For Anthrax, these already challenging external conditions were compounded by continued internal instability surrounding the recent dismissal of longtime lead guitarist Dan Spitz. So when recording began on the band’s new album, Spitz’s shoes had to be filled by committee, with riffs and solos contributed by former Slayer roadie Paul Crook, Pantera’s Dimebag Darrell and even Anthrax’s drummer, Charlie Benante.

Furthermore, though the band’s previous album, and first with former Armored Saint frontman John Bush, 1992’s adventurous Sound of White Noise, had been relatively well-received by critics, its sales had not matched prior efforts and its experiments had arguably gained Anthrax fewer fans than it had lost within their loyal thrash contingent.

In any case, the chips were stacked against Anthrax as they got to work on Stomp 442. The group hired the Butcher Bros., who had worked with alternative artists like Urge Overkill and Luscious Jackson, but had no experience in the hard rock or heavy metal realm.

The resulting album signified an even greater break with Anthrax’s pioneering thrash metal past than its predecessor. Songs took shape as either surprisingly straightforward hard rock (on “Fueled” and “King Size”), multiple exercises in rhythmic atonality capped by half-rapped vocals from Bush (on “Random Acts of Senseless Violence,” “Perpetual Motion” and the ironically named “Drop the Ball”), and, perhaps worst of all, a painfully forced Pearl Jam-styled acoustic grunge ballad called “Bare.”

Listen to Anthrax's 'Stomp 442'

What highlights did emerge were limited to the searing guitar swoops of “Riding Shotgun” (one of two cuts to benefit from Dimebag’s fretboard-strangling skills), the rather predictable but still irresistible nihilism of “Nothing,” and the especially memorable, grab-you-by-the-scruff intensity of “In a Zone.” None of these did much to impact Stomp 442’s commercial performance though, which saw the album peak at a disappointing No. 47 on the Billboard 200.

Yet another speed-bump materialized when the album’s cover art, designed by Hipgnosis legend Storm Thorgerson and Peter Curzon (and originally commissioned for Bruce Dickinson’s Balls to Picasso album), was deemed offensive by Walmart and banned it from their racks.
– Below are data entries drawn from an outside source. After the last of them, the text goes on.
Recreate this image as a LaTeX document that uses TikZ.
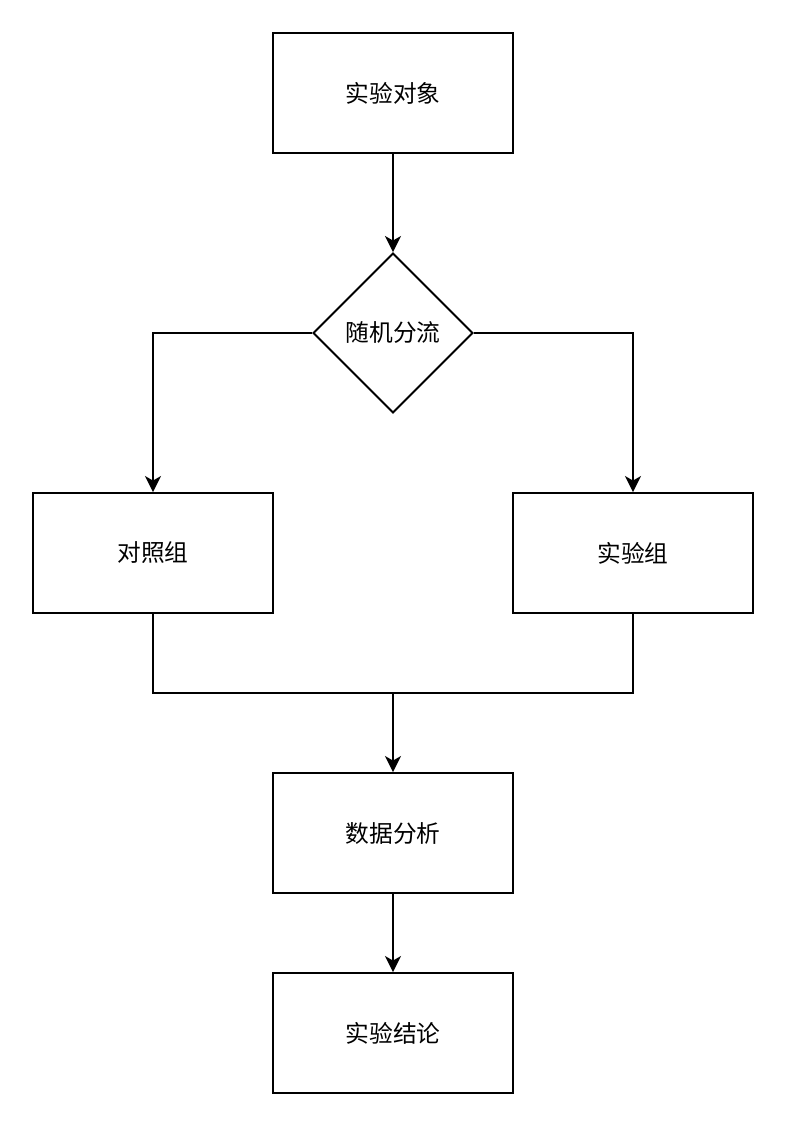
\documentclass[tikz,border=0pt]{standalone}
\usepackage{fontspec}
\setmainfont{Noto Sans CJK SC}
\usepackage{tikz}
\usetikzlibrary{shapes.geometric, arrows.meta, positioning}

\begin{document}
\begin{tikzpicture}[
  box/.style={draw,rectangle,line width=1.1pt,minimum width=4.8cm,
              minimum height=2.4cm,align=center,font=\fontsize{13.5}{16}\selectfont},
  dec/.style={draw,diamond,aspect=1,line width=1.1pt,minimum size=3.2cm,
              inner sep=0pt,align=center,font=\fontsize{13.5}{16}\selectfont},
  conn/.style={line width=1.1pt},
  arr/.style={conn,-{Stealth[length=0.32cm,width=0.32cm,inset=0.09cm]}}
]
\useasboundingbox (0,0) rectangle (15.72,-22.68);
\node[box] (obj)  at (7.86,-1.86)  {实验对象};
\node[dec] (rand) at (7.86,-6.66)  {随机分流};
\node[box] (ctrl) at (3.06,-11.06) {对照组};
\node[box] (expt) at (12.66,-11.06){实验组};
\coordinate (merge) at (7.86,-13.86);
\node[box] (ana)  at (7.86,-16.66) {数据分析};
\node[box] (res)  at (7.86,-20.66) {实验结论};

\draw[arr] (obj)--(rand);
\draw[arr] (rand.west)-|(ctrl.north);
\draw[arr] (rand.east)-|(expt.north);
\draw[conn] (ctrl.south)|-(merge);
\draw[conn] (expt.south)|-(merge);
\draw[arr] (merge)--(ana);
\draw[arr] (ana)--(res);
\end{tikzpicture}
\end{document}
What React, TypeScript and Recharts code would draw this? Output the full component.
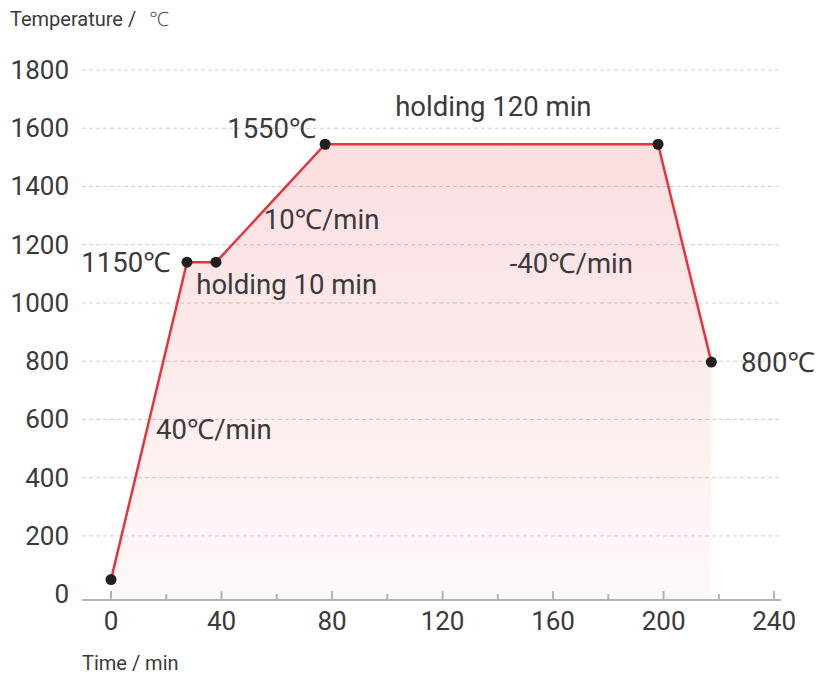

Not that this issue alone was to blame for Stomp 442’s poor showing, but it didn't help.

Within months, the band’s still relatively young but already sour relationship with Elektra came to an end, and Anthra accused the label of prioritizing other, trendier grunge acts with their promotional efforts. "It just turned into a terrible situation," guitarist Scott Ian told Billboard in 1998. "It just took two years out of our lives."

Anthrax survived, hooking up with indie Ignition for 1998’s Volume 8: The Threat is Real. But that and the group’s subsequent return to metallic strength only cast a darker shadow over the missteps committed on Stomp 442.